**SET PROBLEM:**
Go through the data and copy every line exactly, but not the images.

— Start of RAW DATA —

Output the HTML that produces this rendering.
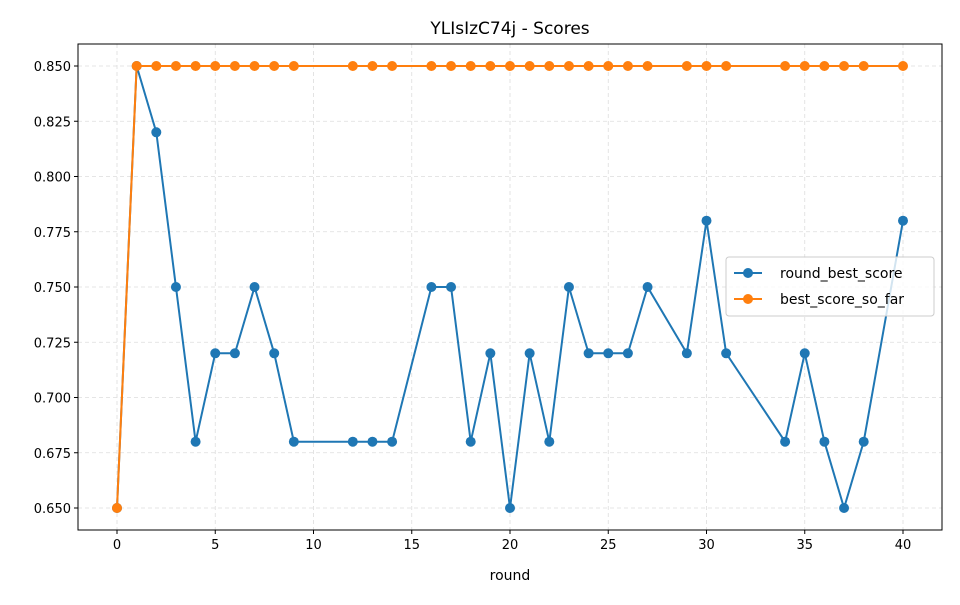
<!DOCTYPE html>
<html><head><meta charset="utf-8"><style>
body{margin:0;background:#fff;font-family:"Liberation Sans","DejaVu Sans",sans-serif}
svg text{font-family:"DejaVu Sans","Liberation Sans",sans-serif;fill:#000}
</style></head><body>
<svg id="chart" width="960" height="600"></svg>
<script>
const rounds=[0,1,2,3,4,5,6,7,8,9,12,13,14,16,17,18,19,20,21,22,23,24,25,26,27,29,30,31,34,35,36,37,38,40];
const roundBest=[0.65,0.85,0.82,0.75,0.68,0.72,0.72,0.75,0.72,0.68,0.68,0.68,0.68,0.75,0.75,0.68,0.72,0.65,0.72,0.68,0.75,0.72,0.72,0.72,0.75,0.72,0.78,0.72,0.68,0.72,0.68,0.65,0.68,0.78];
const bestSoFar=[0.65,0.85,0.85,0.85,0.85,0.85,0.85,0.85,0.85,0.85,0.85,0.85,0.85,0.85,0.85,0.85,0.85,0.85,0.85,0.85,0.85,0.85,0.85,0.85,0.85,0.85,0.85,0.85,0.85,0.85,0.85,0.85,0.85,0.85];
const xTicks=[0,5,10,15,20,25,30,35,40];
const yTicks=[0.65,0.675,0.7,0.725,0.75,0.775,0.8,0.825,0.85];
const L=78,R=942,T=44,B=530;
const X=v=>117+(v-0)*(903-117)/40;
const Y=v=>508-(v-0.65)*(508-66)/0.2;
const svg=document.getElementById('chart');
const NS='http://www.w3.org/2000/svg';
function mk(t,a,p){const e=document.createElementNS(NS,t);for(const k in a)e.setAttribute(k,a[k]);(p||svg).appendChild(e);return e;}
let e;
e=mk('text',{x:510,y:34,'text-anchor':'middle','font-size':17});e.textContent='YLIsIzC74j - Scores';


xTicks.forEach(t=>{const x=X(t);
e=mk('line',{x1:x,x2:x,y1:T,y2:B,stroke:'#ddd','stroke-dasharray':'4,3','stroke-width':0.8});


mk('line',{x1:x,x2:x,y1:B,y2:B+4,stroke:'#000'});
e=mk('text',{x:x,y:B+19,'text-anchor':'middle','font-size':13});e.textContent=t;

});
yTicks.forEach(t=>{const y=Y(t);
e=mk('line',{x1:L,x2:R,y1:y,y2:y,stroke:'#ddd','stroke-dasharray':'4,3','stroke-width':0.8});


mk('line',{x1:L-4,x2:L,y1:y,y2:y,stroke:'#000'});
e=mk('text',{x:L-7,y:y+5,'text-anchor':'end','font-size':13});e.textContent=t.toFixed(3);

});
e=mk('rect',{x:L,y:T,width:R-L,height:B-T,fill:'none',stroke:'#000','stroke-width':1});


e=mk('text',{x:510,y:580,'text-anchor':'middle','font-size':14});e.textContent='round';


function series(vals,color,name){
const g=mk('g',{});


mk('polyline',{points:rounds.map((r,i)=>X(r)+','+Y(vals[i])).join(' '),fill:'none',stroke:color,'stroke-width':2},g);
rounds.forEach((r,i)=>{const c=mk('circle',{cx:X(r),cy:Y(vals[i]),r:5,fill:color},g);

});}
series(roundBest,'#1f77b4','round-best-score');
series(bestSoFar,'#ff7f0e','best-score-so-far');
const lg=mk('g',{});


mk('rect',{x:726,y:257,width:208,height:59,rx:3,fill:'#fff','fill-opacity':0.8,stroke:'#ccc'},lg);
[['round_best_score','#1f77b4',273],['best_score_so_far','#ff7f0e',299]].forEach(([n,c,y])=>{
const g=mk('g',{},lg);


mk('line',{x1:734,x2:762,y1:y,y2:y,stroke:c,'stroke-width':2},g);
mk('circle',{cx:748,cy:y,r:5,fill:c},g);
const t=mk('text',{x:780,y:y+5,'font-size':14},g);t.textContent=n;});
</script>
</body></html>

— End of RAW DATA —

**CORRECT ANSWER:**
Output the HTML that produces this rendering.
<!DOCTYPE html>
<html><head><meta charset="utf-8"><style>
body{margin:0;background:#fff;font-family:"Liberation Sans","DejaVu Sans",sans-serif}
svg text{font-family:"DejaVu Sans","Liberation Sans",sans-serif;fill:#000}
</style></head><body>
<svg id="chart" width="960" height="600"></svg>
<script>
const rounds=[0,1,2,3,4,5,6,7,8,9,12,13,14,16,17,18,19,20,21,22,23,24,25,26,27,29,30,31,34,35,36,37,38,40];
const roundBest=[0.65,0.85,0.82,0.75,0.68,0.72,0.72,0.75,0.72,0.68,0.68,0.68,0.68,0.75,0.75,0.68,0.72,0.65,0.72,0.68,0.75,0.72,0.72,0.72,0.75,0.72,0.78,0.72,0.68,0.72,0.68,0.65,0.68,0.78];
const bestSoFar=[0.65,0.85,0.85,0.85,0.85,0.85,0.85,0.85,0.85,0.85,0.85,0.85,0.85,0.85,0.85,0.85,0.85,0.85,0.85,0.85,0.85,0.85,0.85,0.85,0.85,0.85,0.85,0.85,0.85,0.85,0.85,0.85,0.85,0.85];
const xTicks=[0,5,10,15,20,25,30,35,40];
const yTicks=[0.65,0.675,0.7,0.725,0.75,0.775,0.8,0.825,0.85];
const L=78,R=942,T=44,B=530;
const X=v=>117+(v-0)*(903-117)/40;
const Y=v=>508-(v-0.65)*(508-66)/0.2;
const svg=document.getElementById('chart');
const NS='http://www.w3.org/2000/svg';
function mk(t,a,p){const e=document.createElementNS(NS,t);for(const k in a)e.setAttribute(k,a[k]);(p||svg).appendChild(e);return e;}
let e;
e=mk('text',{x:510,y:34,'text-anchor':'middle','font-size':17});e.textContent='YLIsIzC74j - Scores';


xTicks.forEach(t=>{const x=X(t);
e=mk('line',{x1:x,x2:x,y1:T,y2:B,stroke:'#ddd','stroke-dasharray':'4,3','stroke-width':0.8});


mk('line',{x1:x,x2:x,y1:B,y2:B+4,stroke:'#000'});
e=mk('text',{x:x,y:B+19,'text-anchor':'middle','font-size':13});e.textContent=t;

});
yTicks.forEach(t=>{const y=Y(t);
e=mk('line',{x1:L,x2:R,y1:y,y2:y,stroke:'#ddd','stroke-dasharray':'4,3','stroke-width':0.8});


mk('line',{x1:L-4,x2:L,y1:y,y2:y,stroke:'#000'});
e=mk('text',{x:L-7,y:y+5,'text-anchor':'end','font-size':13});e.textContent=t.toFixed(3);

});
e=mk('rect',{x:L,y:T,width:R-L,height:B-T,fill:'none',stroke:'#000','stroke-width':1});


e=mk('text',{x:510,y:580,'text-anchor':'middle','font-size':14});e.textContent='round';


function series(vals,color,name){
const g=mk('g',{});


mk('polyline',{points:rounds.map((r,i)=>X(r)+','+Y(vals[i])).join(' '),fill:'none',stroke:color,'stroke-width':2},g);
rounds.forEach((r,i)=>{const c=mk('circle',{cx:X(r),cy:Y(vals[i]),r:5,fill:color},g);

});}
series(roundBest,'#1f77b4','round-best-score');
series(bestSoFar,'#ff7f0e','best-score-so-far');
const lg=mk('g',{});


mk('rect',{x:726,y:257,width:208,height:59,rx:3,fill:'#fff','fill-opacity':0.8,stroke:'#ccc'},lg);
[['round_best_score','#1f77b4',273],['best_score_so_far','#ff7f0e',299]].forEach(([n,c,y])=>{
const g=mk('g',{},lg);


mk('line',{x1:734,x2:762,y1:y,y2:y,stroke:c,'stroke-width':2},g);
mk('circle',{cx:748,cy:y,r:5,fill:c},g);
const t=mk('text',{x:780,y:y+5,'font-size':14},g);t.textContent=n;});
</script>
</body></html>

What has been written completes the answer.